The Law and Business of Social Media
September 08, 2015 - First Amendment, Litigation

Federal District Court Strikes Down Law That Bans Ballot Selfies

Federal District Court Strikes Down Law That Bans Ballot Selfies

The U.S. District Court for the District of New Hampshire recently struck down on First Amendment grounds a 2014 amendment to New Hampshire Revised Statute 659:35 that made it illegal for New Hampshire voters to post pictures of their completed ballots to social media. While several states have laws that disallow ballot sharing, RSA 659:35 was the first “to explicitly ban voters from sharing their marked ballots on social media.”

The case, Rideout v. Gardner, was filed by the New Hampshire Civil Liberties Union on behalf of three voters who were being investigated by the New Hampshire Attorney General’s Office for violating the law banning ballot selfies during the September 2014 Republican primary elections.

The court first determined that RSA 659:35 was a content-based restriction on speech because it necessarily required regulators to “examine the content of the speech to determine whether it includes impermissible subject matter”—i.e., photographs of completed ballots.

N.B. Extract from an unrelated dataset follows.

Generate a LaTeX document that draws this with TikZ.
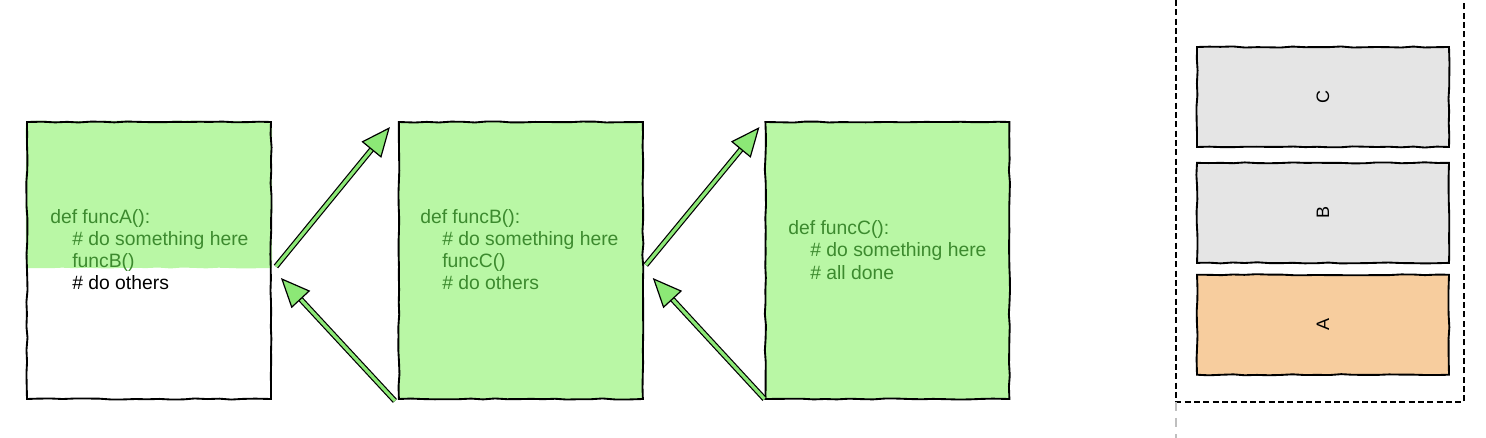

The court then held that the statute could not meet the strict scrutiny standard that applies to content-based speech, “which requires the Government to prove that the restriction furthers a compelling interest and is narrowly tailored to achieve that interest.”

Paraphrasing a 2011 Supreme Court case, the Rideout court noted that, “[f]or an interest to be sufficiently compelling, the state must demonstrate that it addresses an actual problem.” The state had argued that the law was needed to prevent vote buying and voter intimidation, but the court was not convinced. In fact, the plaintiffs had produced evidence that vote buying had not been the subject of a single prosecution or complaint in New Hampshire since 1976.

The court also noted that the state had “failed to identify a single instance anywhere in the United States in which a credible claim has been made that digital or photographic images of completed ballots have been used to facilitate vote buying or voter coercion.”

Finally the court held that the law was not sufficiently narrowly tailored, because the “few who might be drawn into efforts to buy or coerce their votes are highly unlikely to broadcast their intentions via social media.” Thus, investigations for violation of RSA 659:35 “will naturally tend to focus on the low-hanging fruit of innocent voters who simply want the world to know how they have voted for entirely legitimate reasons” and will likely “punish only the innocent while leaving actual participants in vote buying and voter coercion schemes unscathed.”

Moreover, the state had an obvious, less-restrictive alternative: “[I]t can simply make it unlawful to use an image of a completed ballot in connection with vote buying and voter coercion schemes.”